**What to work on**
Extract the lines of the material below, beginning with the first and ending with the line that holds "var yTickText = ['-10', '0', '10', '20', '30', '40%'];". Skip every picture.
——
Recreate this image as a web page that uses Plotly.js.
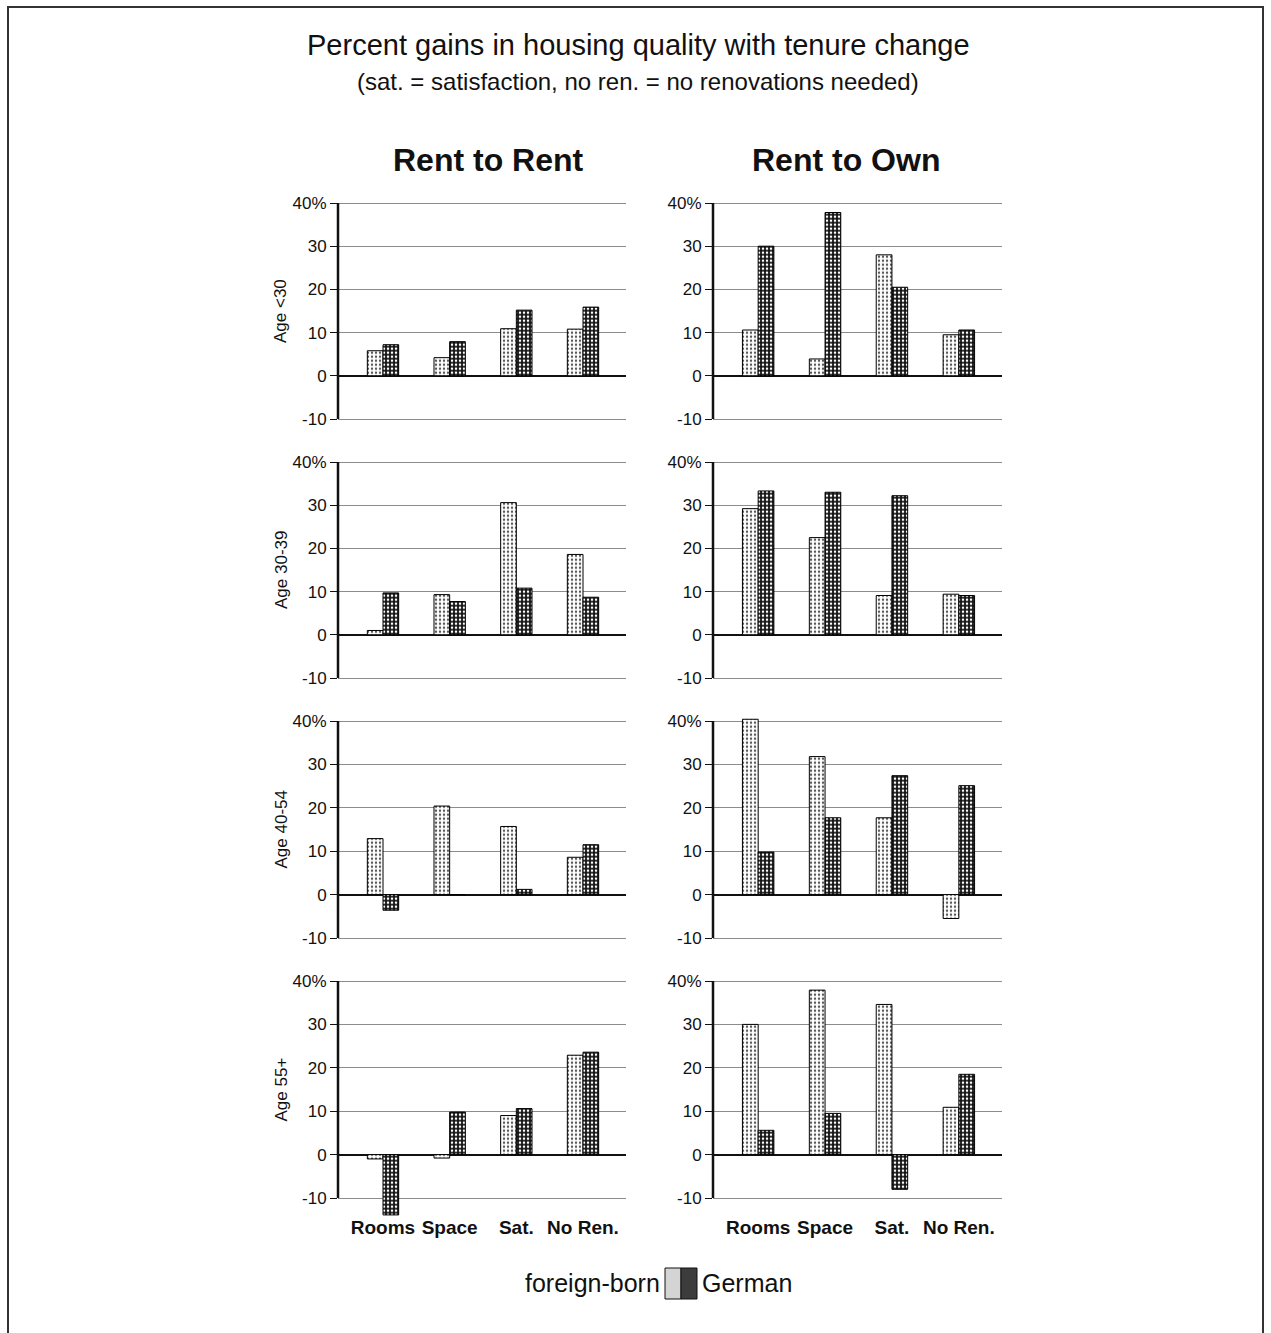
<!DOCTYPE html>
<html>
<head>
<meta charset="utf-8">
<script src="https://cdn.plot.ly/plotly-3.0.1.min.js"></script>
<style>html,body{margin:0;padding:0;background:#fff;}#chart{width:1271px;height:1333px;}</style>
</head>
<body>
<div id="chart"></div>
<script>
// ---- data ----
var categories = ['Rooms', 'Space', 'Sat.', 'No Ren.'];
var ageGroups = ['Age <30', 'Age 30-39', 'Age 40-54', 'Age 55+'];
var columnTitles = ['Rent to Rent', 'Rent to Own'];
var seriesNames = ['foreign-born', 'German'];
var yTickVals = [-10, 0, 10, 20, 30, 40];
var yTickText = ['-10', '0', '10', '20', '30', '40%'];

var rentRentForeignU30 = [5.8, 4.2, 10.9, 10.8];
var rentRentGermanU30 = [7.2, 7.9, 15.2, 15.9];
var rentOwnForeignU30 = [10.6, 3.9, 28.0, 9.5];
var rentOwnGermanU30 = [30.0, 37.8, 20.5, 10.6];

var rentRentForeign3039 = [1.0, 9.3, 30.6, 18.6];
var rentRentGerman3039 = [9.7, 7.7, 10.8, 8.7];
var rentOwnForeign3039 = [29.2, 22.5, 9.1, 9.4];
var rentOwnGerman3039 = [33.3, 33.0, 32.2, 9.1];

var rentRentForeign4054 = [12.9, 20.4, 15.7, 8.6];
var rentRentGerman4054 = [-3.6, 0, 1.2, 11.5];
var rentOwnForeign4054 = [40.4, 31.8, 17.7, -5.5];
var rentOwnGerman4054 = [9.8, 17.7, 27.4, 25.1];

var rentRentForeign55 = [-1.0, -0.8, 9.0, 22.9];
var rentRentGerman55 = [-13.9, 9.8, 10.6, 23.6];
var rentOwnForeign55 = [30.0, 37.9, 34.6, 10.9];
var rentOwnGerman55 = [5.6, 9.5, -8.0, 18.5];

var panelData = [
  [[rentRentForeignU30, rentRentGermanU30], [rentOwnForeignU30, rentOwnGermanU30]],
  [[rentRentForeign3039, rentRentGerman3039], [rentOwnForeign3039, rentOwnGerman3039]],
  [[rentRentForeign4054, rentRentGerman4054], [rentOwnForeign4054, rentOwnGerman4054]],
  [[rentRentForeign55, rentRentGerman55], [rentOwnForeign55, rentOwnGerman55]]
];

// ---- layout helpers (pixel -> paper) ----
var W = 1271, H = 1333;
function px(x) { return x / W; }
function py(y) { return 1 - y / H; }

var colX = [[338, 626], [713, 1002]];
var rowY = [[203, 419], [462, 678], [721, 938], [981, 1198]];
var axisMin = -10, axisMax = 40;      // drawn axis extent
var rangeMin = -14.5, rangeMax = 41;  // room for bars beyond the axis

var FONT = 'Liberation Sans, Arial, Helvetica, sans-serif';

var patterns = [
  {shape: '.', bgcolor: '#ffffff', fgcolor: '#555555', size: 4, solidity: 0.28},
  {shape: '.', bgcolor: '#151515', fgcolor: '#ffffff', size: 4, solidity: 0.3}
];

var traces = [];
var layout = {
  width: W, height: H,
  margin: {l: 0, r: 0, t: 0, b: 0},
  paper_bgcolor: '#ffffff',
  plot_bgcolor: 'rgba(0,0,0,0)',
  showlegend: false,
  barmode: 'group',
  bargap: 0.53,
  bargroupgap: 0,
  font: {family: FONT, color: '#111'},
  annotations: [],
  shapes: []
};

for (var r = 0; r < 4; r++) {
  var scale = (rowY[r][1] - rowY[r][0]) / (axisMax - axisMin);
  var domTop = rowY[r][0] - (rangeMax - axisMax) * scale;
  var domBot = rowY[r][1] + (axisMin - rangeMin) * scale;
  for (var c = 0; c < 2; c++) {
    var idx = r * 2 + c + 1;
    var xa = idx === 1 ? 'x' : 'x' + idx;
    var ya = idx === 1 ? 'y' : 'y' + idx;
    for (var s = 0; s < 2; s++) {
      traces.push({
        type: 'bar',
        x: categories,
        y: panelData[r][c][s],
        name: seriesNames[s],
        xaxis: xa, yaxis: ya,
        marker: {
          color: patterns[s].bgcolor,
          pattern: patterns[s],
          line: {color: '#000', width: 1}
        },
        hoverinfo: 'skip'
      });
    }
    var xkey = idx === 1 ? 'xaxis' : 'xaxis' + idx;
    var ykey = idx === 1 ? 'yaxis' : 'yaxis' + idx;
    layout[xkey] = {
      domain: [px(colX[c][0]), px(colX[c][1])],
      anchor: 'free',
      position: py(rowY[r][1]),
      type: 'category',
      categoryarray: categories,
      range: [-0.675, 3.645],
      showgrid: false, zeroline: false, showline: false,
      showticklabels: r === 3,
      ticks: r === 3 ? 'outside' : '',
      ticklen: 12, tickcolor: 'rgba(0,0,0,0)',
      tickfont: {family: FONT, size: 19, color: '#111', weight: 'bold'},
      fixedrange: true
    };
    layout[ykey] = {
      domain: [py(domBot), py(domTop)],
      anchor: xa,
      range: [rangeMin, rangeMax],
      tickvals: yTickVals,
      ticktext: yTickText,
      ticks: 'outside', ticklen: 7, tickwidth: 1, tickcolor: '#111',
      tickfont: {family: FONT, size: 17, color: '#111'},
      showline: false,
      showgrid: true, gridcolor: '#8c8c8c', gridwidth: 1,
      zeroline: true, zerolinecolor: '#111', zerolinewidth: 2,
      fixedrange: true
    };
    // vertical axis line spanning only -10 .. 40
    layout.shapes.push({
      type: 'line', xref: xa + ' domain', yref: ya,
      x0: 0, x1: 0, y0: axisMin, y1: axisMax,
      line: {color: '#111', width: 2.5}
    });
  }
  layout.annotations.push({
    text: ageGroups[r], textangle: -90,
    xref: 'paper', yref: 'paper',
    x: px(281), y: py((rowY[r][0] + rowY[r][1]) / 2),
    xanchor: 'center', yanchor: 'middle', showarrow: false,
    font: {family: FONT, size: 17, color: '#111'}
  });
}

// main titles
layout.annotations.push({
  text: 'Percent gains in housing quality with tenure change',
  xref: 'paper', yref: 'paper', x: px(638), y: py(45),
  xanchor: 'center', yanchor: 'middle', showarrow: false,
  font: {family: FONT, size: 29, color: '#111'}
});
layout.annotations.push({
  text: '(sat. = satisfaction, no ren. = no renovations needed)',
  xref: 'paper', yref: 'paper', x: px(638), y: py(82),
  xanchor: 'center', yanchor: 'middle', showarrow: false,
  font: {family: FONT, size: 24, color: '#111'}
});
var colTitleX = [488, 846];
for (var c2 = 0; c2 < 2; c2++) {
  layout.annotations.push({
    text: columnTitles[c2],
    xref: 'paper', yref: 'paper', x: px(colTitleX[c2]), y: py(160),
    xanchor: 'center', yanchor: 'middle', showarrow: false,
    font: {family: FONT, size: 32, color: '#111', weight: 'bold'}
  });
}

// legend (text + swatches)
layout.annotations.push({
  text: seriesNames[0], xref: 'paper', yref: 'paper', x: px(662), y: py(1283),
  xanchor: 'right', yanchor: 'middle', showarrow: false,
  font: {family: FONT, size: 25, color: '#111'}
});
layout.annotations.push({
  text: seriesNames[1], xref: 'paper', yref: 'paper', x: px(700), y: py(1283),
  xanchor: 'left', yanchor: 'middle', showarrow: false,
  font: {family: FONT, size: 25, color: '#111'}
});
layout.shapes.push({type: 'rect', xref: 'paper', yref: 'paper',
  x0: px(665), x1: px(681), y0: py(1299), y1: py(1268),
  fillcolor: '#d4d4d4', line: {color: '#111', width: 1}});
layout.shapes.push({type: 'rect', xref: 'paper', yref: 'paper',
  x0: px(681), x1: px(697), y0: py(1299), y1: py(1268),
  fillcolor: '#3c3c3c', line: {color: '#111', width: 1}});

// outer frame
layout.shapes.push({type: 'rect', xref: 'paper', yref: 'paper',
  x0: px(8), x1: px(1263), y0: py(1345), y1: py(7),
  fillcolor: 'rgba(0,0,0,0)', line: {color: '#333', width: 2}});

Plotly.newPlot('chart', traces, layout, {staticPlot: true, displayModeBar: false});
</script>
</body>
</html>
——
**Problem solution**
Recreate this image as a web page that uses Plotly.js.
<!DOCTYPE html>
<html>
<head>
<meta charset="utf-8">
<script src="https://cdn.plot.ly/plotly-3.0.1.min.js"></script>
<style>html,body{margin:0;padding:0;background:#fff;}#chart{width:1271px;height:1333px;}</style>
</head>
<body>
<div id="chart"></div>
<script>
// ---- data ----
var categories = ['Rooms', 'Space', 'Sat.', 'No Ren.'];
var ageGroups = ['Age <30', 'Age 30-39', 'Age 40-54', 'Age 55+'];
var columnTitles = ['Rent to Rent', 'Rent to Own'];
var seriesNames = ['foreign-born', 'German'];
var yTickVals = [-10, 0, 10, 20, 30, 40];
var yTickText = ['-10', '0', '10', '20', '30', '40%'];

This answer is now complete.